Another Patriots assistant coach is said to be leaving Foxborough. Over the weekend, media reports (starting with The Boston Globe) indicated that Brendan Daly is bound for Kansas City, presumably to be the Chiefs' new defensive line coach.
The 43-year-old Daly first entered the NFL in 2006 with Minnesota and joined New England in 2014. He's been the Patriots d-line coach since 2015.
Why make a lateral move? Perhaps because this past season, Daly's coaching space here in Foxborough got crowded. The Patriots brought in a pair of coaching consultants – Bret Bielema and Joe Kim – who would up working almost exclusively with Daly's defensive linemen. Daly also once worked for K.C.'s current defensive coordinator, Steve Spagnuolo, when Spagnuolo was Rams head coach in St. Louis.
What's more, Daly's wife is said to be from the Kansas City area. There's also the report last week that Greg Schiano is being brought on board this season to become New England's new defensive coordinator. Daly's opportunities for growth would appear to have been limited had he chosen to stay.
Daly is the latest Patriots assistant to be moving on from the reigning Super Bowl champs. Last week, the Dolphins made official the hiring of linebacker coach/defensive signal caller Brian Flores as their new head coach. He, in turn, lured longtime cornerbacks coach Josh Boyer to Miami for the same job there, with the added responsibility of defensive pass game coordinator. In addition, Flores took wide receivers coach Chad O'Shea as offensive coordinator and Jerry Schuplinski as assistant quarterbacks coach, a lateral move from his position here in New England.

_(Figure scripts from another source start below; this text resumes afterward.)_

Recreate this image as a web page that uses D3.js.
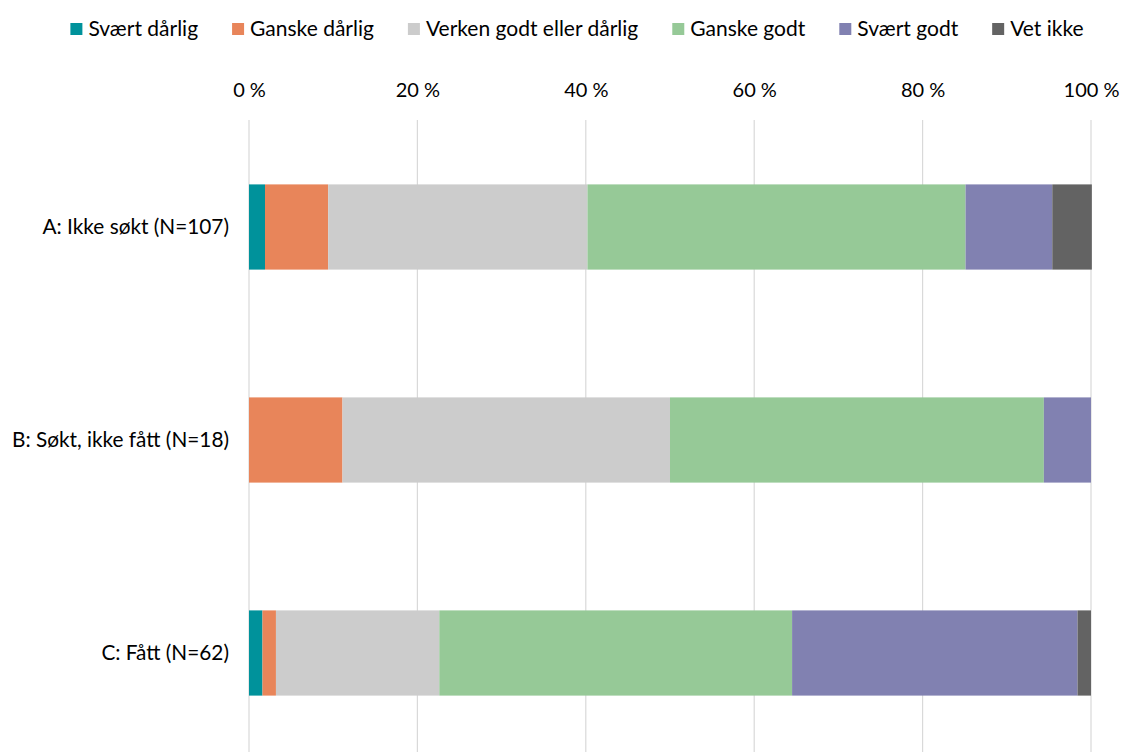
<!DOCTYPE html>
<html>
<head>
<meta charset="utf-8">
<script src="https://cdn.jsdelivr.net/npm/d3@7"></script>
<style>
  html, body { margin: 0; padding: 0; background: #fff; }
  svg { display: block; font-family: Lato, "Open Sans", sans-serif; }
</style>
</head>
<body>
<svg id="chart" width="1123" height="752"></svg>
<script>
// Response categories (stack order, left to right)
const categories = ["Svært dårlig", "Ganske dårlig", "Verken godt eller dårlig", "Ganske godt", "Svært godt", "Vet ikke"];
const colors = ["#00929B", "#E8855A", "#CCCCCC", "#96C997", "#8181B1", "#636363"];

// Groups (rows)
const groups = ["A: Ikke søkt (N=107)", "B: Søkt, ikke fått (N=18)", "C: Fått (N=62)"];

// Share (%) per category for each group
const groupA = [1.9, 7.5, 30.8, 44.9, 10.3, 4.7];
const groupB = [0.0, 11.1, 38.9, 44.4, 5.6, 0.0];
const groupC = [1.6, 1.6, 19.4, 41.9, 33.9, 1.6];

const tickValues = [0, 20, 40, 60, 80, 100];
const tickLabels = ["0 %", "20 %", "40 %", "60 %", "80 %", "100 %"];

const svg = d3.select("#chart");

const x = d3.scaleLinear().domain([0, 100]).range([249, 1091]);
const y = d3.scaleBand().domain(groups).range([120.5, 759.5]).paddingInner(0.6).paddingOuter(0.3);

// Gridlines
svg.append("g")
  .selectAll("line")
  .data(tickValues)
  .join("line")
  .attr("x1", d => x(d)).attr("x2", d => x(d))
  .attr("y1", 120).attr("y2", 752)
  .attr("stroke", "#D9D9D9")
  .attr("stroke-width", 1.2);

// Top axis labels
const xAxis = d3.axisTop(x)
  .tickValues(tickValues)
  .tickFormat((d, i) => tickLabels[i])
  .tickSize(0)
  .tickPadding(0);
const xg = svg.append("g").attr("transform", "translate(0,97)").call(xAxis);
xg.select(".domain").remove();
xg.selectAll("text").attr("font-size", 20).attr("fill", "#000").attr("font-family", "Lato, sans-serif");

// Stacked bars
const rows = [groupA, groupB, groupC].map((vals, gi) => {
  let acc = 0;
  return vals.map((v, ci) => {
    const seg = { group: groups[gi], cat: ci, x0: acc, x1: acc + v };
    acc += v;
    return seg;
  });
});

svg.append("g")
  .selectAll("g")
  .data(rows)
  .join("g")
  .selectAll("rect")
  .data(d => d.filter(s => s.x1 > s.x0))
  .join("rect")
  .attr("x", d => x(d.x0))
  .attr("width", d => x(d.x1) - x(d.x0))
  .attr("y", d => y(d.group))
  .attr("height", y.bandwidth())
  .attr("fill", d => colors[d.cat]);

// Category labels on the left
const yAxis = d3.axisLeft(y).tickSize(0).tickPadding(0);
const yg = svg.append("g").attr("transform", "translate(229,0)").call(yAxis);
yg.select(".domain").remove();
yg.selectAll("text").attr("font-size", 20.8).attr("fill", "#000").attr("font-family", "Lato, sans-serif");

// Legend
const legend = svg.append("g").attr("transform", "translate(0,29)");
const items = legend.selectAll("g").data(categories).join("g");
items.append("rect").attr("width", 12).attr("height", 12).attr("y", -6)
  .attr("fill", (d, i) => colors[i]);
items.append("text").text(d => d).attr("x", 18).attr("dy", "0.35em")
  .attr("font-size", 21).attr("fill", "#000");
const widths = [];
items.each(function () { widths.push(this.querySelector("text").getComputedTextLength()); });
const gap = 34;
const total = d3.sum(widths) + categories.length * 18 + gap * (categories.length - 1);
let cx = 577 - total / 2;
items.each(function (d, i) {
  d3.select(this).attr("transform", `translate(${cx},0)`);
  cx += 18 + widths[i] + gap;
});
</script>
</body>
</html>
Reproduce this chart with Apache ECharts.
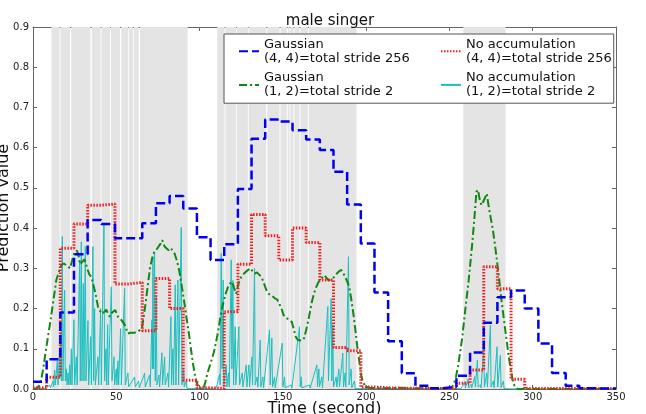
<!DOCTYPE html>
<html><head><meta charset="utf-8">
<script src="https://cdn.jsdelivr.net/npm/echarts@6/dist/echarts.min.js"></script>
<style>html,body{margin:0;padding:0;background:#fff}#chart{width:646px;height:414px}</style>
</head><body><div id="chart"></div>
<script>
// ---- data ----
const titleText = 'male singer';
const xName = 'Time (second)';
const yName = 'Prediction value';
const xTickLabels = ['0', '50', '100', '150', '200', '250', '300', '350'];
const yTickLabels = ['0.0', '0.1', '0.2', '0.3', '0.4', '0.5', '0.6', '0.7', '0.8', '0.9'];

const nameBlue = 'Gaussian\n(4, 4)=total stride 256';
const nameRed = 'No accumulation\n(4, 4)=total stride 256';
const nameGreen = 'Gaussian\n(1, 2)=total stride 2';
const nameCyan = 'No accumulation\n(1, 2)=total stride 2';

// shaded (gray) intervals, seconds
const bandStart = [11.1,16.5,23.0,35.3,41.1,46.8,53.0,57.5,60.5,64.3,110.6,115.5,122.5,129.5,140.7,148.6,152.9,154.5,156.9,160.6,165.6,258.3];
const bandEnd   = [16.0,22.2,34.5,40.6,46.3,52.3,57.0,60.0,63.4,92.8,115.0,122.0,129.0,140.0,148.0,152.4,154.0,156.4,160.0,165.0,194.2,283.7];

// step series (total stride 256): start time of each step
const stepTimes = [0,8.2,16.4,24.6,32.8,41.0,49.2,57.4,65.6,73.8,82.0,90.2,98.4,106.6,114.8,123.0,131.2,139.4,147.6,155.8,164.0,172.2,180.4,188.6,196.8,205.0,213.2,221.4,229.6,237.8,246.0,254.2,262.4,270.6,278.8,287.0,295.2,303.4,311.6,319.8,328.0,336.2,344.4,350];
const blueValues = [0.018,0.074,0.19,0.335,0.42,0.41,0.375,0.375,0.412,0.462,0.48,0.449,0.377,0.321,0.36,0.497,0.622,0.67,0.665,0.643,0.62,0.594,0.54,0.459,0.362,0.24,0.119,0.039,0.008,0.002,0.006,0.033,0.091,0.165,0.228,0.245,0.2,0.113,0.04,0.008,0.002,0.001,0.001,0.001];
const redValues = [0.003,0.029,0.35,0.41,0.457,0.46,0.261,0.265,0.145,0.275,0.2,0.022,0.003,0.001,0.192,0.31,0.434,0.381,0.321,0.40,0.364,0.271,0.103,0.095,0.005,0.003,0.002,0.002,0.001,0.001,0.001,0.014,0.047,0.304,0.249,0.024,0.001,0.001,0.001,0.001,0.001,0.001,0.001,0.001];

// Gaussian (1,2): [time, value]
const greenData = [[0,0],[2.5,0.002],[4,0.01],[5,0.025],[6,0.047],[7.5,0.09],[9,0.13],[10.5,0.17],[12,0.213],[14,0.271],[15.5,0.29],[17,0.308],[18.5,0.312],[19.7,0.31],[21,0.305],[22.2,0.30],[23.4,0.318],[25,0.341],[26.4,0.344],[27.4,0.33],[28.3,0.31],[29.5,0.31],[30.8,0.322],[31.6,0.316],[32.5,0.30],[33.8,0.285],[35,0.279],[36.2,0.26],[37.5,0.237],[39,0.205],[40,0.196],[41,0.188],[42.4,0.19],[44,0.197],[45,0.188],[46,0.18],[47.5,0.19],[49.4,0.196],[51,0.18],[53,0.172],[55,0.16],[57,0.138],[58.5,0.14],[61,0.14],[63,0.143],[65.3,0.15],[66.5,0.18],[67.8,0.22],[69,0.26],[70.2,0.30],[71.5,0.325],[72.7,0.34],[73.9,0.345],[75.2,0.353],[76.4,0.36],[77.6,0.37],[78.9,0.355],[80.1,0.35],[81.4,0.345],[82.6,0.35],[83.8,0.345],[85,0.337],[86.3,0.32],[87.5,0.30],[88.8,0.27],[90,0.237],[91.2,0.205],[92.4,0.17],[93.7,0.135],[94.9,0.097],[96.1,0.062],[97.4,0.03],[98.6,0.012],[99.8,0.002],[101,0.0],[102.3,0.0],[103.5,0.018],[104.8,0.04],[106,0.056],[107.2,0.072],[108.5,0.09],[109.7,0.113],[111,0.14],[112.2,0.171],[113.4,0.2],[114.6,0.22],[115.9,0.24],[117.1,0.254],[118.3,0.262],[119.5,0.267],[120.8,0.25],[122,0.237],[123.2,0.26],[124.5,0.275],[125.7,0.283],[126.9,0.287],[128.8,0.295],[130.6,0.30],[131.9,0.292],[133.1,0.287],[134.4,0.29],[135.6,0.289],[136.8,0.28],[138,0.27],[139.3,0.255],[140.5,0.242],[141.7,0.236],[143,0.233],[144.2,0.23],[145.4,0.225],[146.7,0.222],[147.9,0.22],[149.2,0.2],[150.4,0.184],[151.6,0.178],[152.8,0.175],[154,0.172],[155.3,0.167],[156.5,0.15],[157.7,0.13],[159,0.122],[160.2,0.118],[161.4,0.12],[162.7,0.126],[163.9,0.145],[165.1,0.167],[166.4,0.195],[167.6,0.22],[168.9,0.24],[170.1,0.254],[171.3,0.265],[172.5,0.272],[173.8,0.278],[175,0.283],[176.2,0.276],[177.5,0.27],[178.7,0.273],[179.9,0.275],[181.2,0.28],[182.4,0.287],[183.6,0.292],[184.9,0.296],[186.1,0.29],[187.3,0.279],[188.6,0.268],[189.8,0.254],[191,0.225],[192.3,0.188],[193.5,0.148],[194.7,0.105],[196,0.065],[197.2,0.03],[198.4,0.015],[199.7,0.006],[202,0.003],[210,0.002],[220,0.003],[230,0.002],[240,0.002],[248,0.002],[251.4,0.003],[252.6,0.012],[253.9,0.03],[255.1,0.055],[256.3,0.088],[257.6,0.125],[258.8,0.17],[260,0.215],[261.3,0.26],[262.5,0.31],[263.7,0.362],[265,0.425],[266.2,0.49],[267.2,0.495],[268.2,0.47],[269.2,0.457],[270.2,0.465],[271.1,0.473],[272.4,0.486],[273.6,0.453],[274.8,0.425],[276.1,0.395],[277.3,0.36],[278.5,0.32],[279.8,0.275],[281,0.229],[282.2,0.19],[283.5,0.147],[284.7,0.11],[285.9,0.072],[287.2,0.04],[288.4,0.014],[289.6,0.004],[290.9,0.0],[300,0.0],[320,0.0],[350,0.0]];

// No accumulation (1,2): [time, value]
const cyanData = [[0,0],[8,0.002],[10,0.01],[10.5,0.003],[12,0.02],[12.4,0.005],[13,0.047],[13.4,0.01],[14.6,0.07],[15,0.01],[16,0.097],[16.3,0.03],[16.6,0.142],[17,0.02],[17.6,0.379],[18,0.02],[19,0.246],[19.4,0.02],[20,0.05],[20.4,0.01],[21,0.04],[21.5,0.01],[22,0.06],[22.4,0.01],[23,0.1],[23.4,0.01],[24.6,0.172],[25,0.01],[26,0.08],[26.5,0.01],[28,0.32],[28.4,0.02],[29,0.366],[29.4,0.02],[30.2,0.263],[30.6,0.02],[31.4,0.354],[31.8,0.02],[33,0.17],[33.4,0.01],[34.6,0.13],[35,0.01],[36,0.354],[36.4,0.02],[37,0.2],[37.4,0.01],[39,0.08],[39.4,0.01],[40.6,0.2],[41,0.01],[42.6,0.412],[43,0.02],[43.8,0.1],[44.2,0.01],[44.8,0.16],[45.2,0.01],[47,0.254],[47.4,0.02],[48.6,0.08],[49,0.01],[50,0.05],[50.4,0.01],[51,0.07],[51.4,0.01],[52.6,0.15],[53,0.01],[55,0.25],[55.4,0.01],[57,0.04],[57.4,0.005],[61,0.03],[61.4,0.005],[63.4,0.02],[63.8,0.003],[67,0.039],[67.4,0.005],[70,0.035],[70.4,0.005],[71.4,0.172],[71.7,0.05],[72,0.329],[72.4,0.05],[73,0.341],[73.4,0.02],[74,0.23],[74.4,0.01],[75.6,0.035],[76,0.005],[77.4,0.09],[77.8,0.01],[79,0.08],[79.4,0.01],[81,0.04],[81.4,0.005],[82.8,0.18],[83.2,0.01],[84,0.1],[84.4,0.01],[85.4,0.259],[85.8,0.01],[87,0.271],[87.4,0.01],[89,0.402],[89.4,0.01],[90.4,0.05],[90.8,0.005],[92,0.02],[92.4,0.002],[95,0.001],[110,0.002],[112,0.036],[112.4,0.01],[113,0.337],[113.5,0.05],[114.2,0.271],[114.6,0.01],[116,0.06],[116.4,0.005],[117.4,0.04],[117.8,0.005],[119,0.321],[119.4,0.05],[120,0.27],[120.4,0.01],[121.4,0.155],[121.8,0.01],[123.6,0.155],[124,0.01],[125.6,0.04],[126,0.005],[128,0.06],[128.4,0.005],[129.6,0.06],[130,0.005],[131.4,0.08],[131.8,0.01],[133,0.30],[133.4,0.01],[134.5,0.03],[135,0.005],[136.4,0.122],[136.8,0.005],[138,0.03],[138.4,0.003],[142,0.147],[142.4,0.01],[143.4,0.127],[143.8,0.005],[145,0.03],[145.4,0.003],[149.6,0.114],[150,0.005],[151,0.03],[151.4,0.003],[155,0.01],[155.4,0.002],[160,0.155],[160.4,0.005],[161,0.03],[161.4,0.003],[166,0.01],[166.4,0.002],[170.4,0.06],[170.8,0.005],[171.6,0.05],[172,0.005],[173.4,0.03],[173.8,0.003],[177,0.205],[177.4,0.02],[179,0.225],[179.4,0.02],[180,0.16],[180.4,0.005],[182,0.03],[182.4,0.005],[183.6,0.05],[184,0.005],[186,0.089],[186.4,0.005],[187.4,0.04],[187.8,0.005],[189.4,0.329],[189.8,0.01],[191,0.05],[191.4,0.003],[193,0.02],[193.4,0.001],[257,0.001],[259.2,0.018],[259.6,0.003],[261.2,0.024],[261.6,0.003],[263,0.012],[263.4,0.003],[265.2,0.031],[265.6,0.005],[266.8,0.072],[267.2,0.005],[268.6,0.01],[269,0.003],[270.6,0.101],[271,0.005],[272.4,0.04],[272.8,0.005],[274.6,0.159],[275,0.005],[276.4,0.02],[276.8,0.003],[278.6,0.105],[279,0.005],[280.6,0.084],[281,0.003],[282.4,0.02],[282.8,0.001],[290,0],[350,0]];

// ---- chart ----
const font = 'DejaVu Sans';
const bandAreas = bandStart.map((s, i) => [{ xAxis: s }, { xAxis: bandEnd[i] }]);
const blueData = stepTimes.map((t, i) => [t, blueValues[i]]);
const redData = stepTimes.map((t, i) => [t, redValues[i]]);

const frameColor = '#666';
const axisCommon = {
  min: 0,
  axisLine: { show: true, onZero: false, lineStyle: { color: frameColor, width: 1 } },
  axisTick: { show: true, inside: true, length: 4, lineStyle: { color: frameColor } },
  splitLine: { show: false },
  axisLabel: { show: false }
};

const chart = echarts.init(document.getElementById('chart'), null, { renderer: 'canvas' });
chart.setOption({
  animation: false,
  backgroundColor: '#fff',
  textStyle: { fontFamily: font },
  title: {
    text: titleText, left: 325, top: 9, textAlign: 'center',
    textStyle: { fontFamily: font, fontSize: 15, fontWeight: 'normal', color: '#111' }
  },
  grid: { left: 33, right: 30, top: 27, bottom: 25, containLabel: false, outerBoundsMode: 'none' },
  legend: {
    left: 224, top: 34, width: 380, orient: 'horizontal',
    padding: [3, 2, 4, 14], itemGap: 5, itemWidth: 20, itemHeight: 14,
    backgroundColor: '#fff', borderColor: '#555', borderWidth: 1, borderRadius: 0,
    itemStyle: { opacity: 0, borderWidth: 0 },
    textStyle: { fontFamily: font, fontSize: 13, lineHeight: 14.3, color: '#111' },
    data: [
      { name: nameBlue, textStyle: { width: 171 } },
      { name: nameRed, textStyle: { width: 142 } },
      { name: nameGreen, textStyle: { width: 171 } },
      { name: nameCyan, textStyle: { width: 142 } }
    ]
  },
  xAxis: [
    Object.assign({}, axisCommon, {
      type: 'value', position: 'bottom', max: 350, interval: 50,
      name: xName, nameLocation: 'middle', nameGap: 12, nameMoveOverlap: false,
      nameTextStyle: { fontFamily: font, fontSize: 16, color: '#111' },
      axisLabel: { show: true, margin: 3, fontFamily: font, fontSize: 10, color: '#222',
        formatter: v => xTickLabels[Math.round(v / 50)] }
    }),
    Object.assign({}, axisCommon, { type: 'value', position: 'top', max: 350, interval: 50 })
  ],
  yAxis: [
    Object.assign({}, axisCommon, {
      type: 'value', position: 'left', max: 0.9, interval: 0.1,
      name: yName, nameLocation: 'middle', nameGap: 21, nameMoveOverlap: false,
      nameTextStyle: { fontFamily: font, fontSize: 16, color: '#111' },
      axisLabel: { show: true, margin: 4, fontFamily: font, fontSize: 10, color: '#222',
        formatter: v => yTickLabels[Math.round(v * 10)] }
    }),
    Object.assign({}, axisCommon, { type: 'value', position: 'right', max: 0.9, interval: 0.1 })
  ],
  series: [
    {
      name: 'bands', type: 'line', data: [], silent: true, z: 1,
      markArea: { silent: true, itemStyle: { color: '#e4e4e4' }, data: bandAreas }
    },
    {
      name: nameCyan, type: 'line', data: cyanData, z: 2,
      symbol: 'none', showSymbol: false,
      lineStyle: { color: '#1cbfbf', width: 1 }, itemStyle: { color: '#1cbfbf' }
    },
    {
      name: nameGreen, type: 'line', data: greenData, z: 3,
      symbol: 'none', showSymbol: false,
      lineStyle: { color: '#118811', width: 2, type: [8, 3, 2, 3] }, itemStyle: { color: '#118811' }
    },
    {
      name: nameRed, type: 'line', data: redData, step: 'end', z: 4,
      symbol: 'none', showSymbol: false,
      lineStyle: { color: '#f02020', width: 3, type: [1.5, 1.5] }, itemStyle: { color: '#f02020' }
    },
    {
      name: nameBlue, type: 'line', data: blueData, step: 'end', z: 5,
      symbol: 'none', showSymbol: false,
      lineStyle: { color: '#0000ee', width: 2.5, type: [9, 4] }, itemStyle: { color: '#0000ee' }
    }
  ]
});
</script>
</body></html>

That makes as many as five vacancies the Patriots must fill this offseason – an unusually high rate of turnover for a Bill Belichick staff. Besides their new jobs elsewhere, Flores, Schuplinski, Boyer, and Daly also share the commonality of having begun their Patriots careers as coaching or scouting assistants. Only O'Shea was brought directly on board as a position coach from outside the organization.
Of the seven remaining Patriots assistant coaches, four got their starts in Foxborough as coaching assistants or assistant position coaches before rising to their current roles: offensive coordinator Josh McDaniels, special teams coordinator Joe Judge, tight ends coach Nick Caley, and safeties coach Steve Belichick.
If, then, history can be our guide, it might make sense to examine the young men who've been toiling in relative obscurity as Patriots coaching assistants, as they could be in line to move up the coaching depth chart this offseason.
(Entering 5th NFL season/5th Patriots season):
A college lacrosse star, Pellegrino actually got his foot in the Gillette Stadium door as a football operations intern in 2015, immediately after college. He balanced two jobs, as a professional lacrosse player and Patriots coaching assistant from 2016-17. This past season, he focused exclusively on his football duties. He'll turn 26 just before training camp begins this July.
(Entering 5th NFL season/5th Patriots season):
Like Pellegrino, Popovich also joined New England in 2015, but came to the organization with several years of college football coaching experience on his résumé, as well as a playing career on the offensive line at Fresno State from 2003-08. Contrary to popular assumption, he is NOT the son of San Antonio Spurs head coach Gregg Popovich.
(Entering 4th NFL season/4th Patriots season):
The younger son of the head coach spent his first official season with the organization as a scouting assistant, but moved over to the coaching staff the past two seasons.
(Entering 3rd NFL season/3rd Patriots season):
A college wide receiver for Samford University from 2007-10, Covington started out in the college coaching ranks for several schools before coming to Foxborough in 2017. With Flores taking on the play-calling chores this past year, Covington spent much of his practice time with the Patriots linebackers.
While any of these men could conceivably be rewarded for their loyalty with a promotion, it's also not outside the realm of possibility that Belichick (the head coach, that is) could add any number of outsiders to fill the current vacancies on his staff, as he is believed to be doing with Schiano. Former Arizona State head coach Todd Graham, who was spotted at the NFL Scouting Combine with the Patriots staff last year, was rumored to be a potential hire at the time. He is still available, at last check.
Meanwhile, according to media reports during Super Bowl Week, Bielema believed he was poised to be named New England's new defensive coordinator. Now that Schiano is expected to assume that role, will Bielema, a former head coach at the universities of Wisconsin and Arkansas, want to stay here in New England even if offered the d-line coaching job?
Unlike other NFL clubs, the Patriots typically don't announce coaching hires or staff changes. On the rare occasions when they do, it is usually later in the calendar year. Sometimes, the names and titles are listed on rosters handed out during spring practices. Often, we only find out what a person's coaching title is when the team's media relations department distributes its media guide for the upcoming season.
Regardless, we'll be keeping our eyes and ears open in the days, weeks, and months ahead for any news about changes to the Patriots 2019 coaching staff.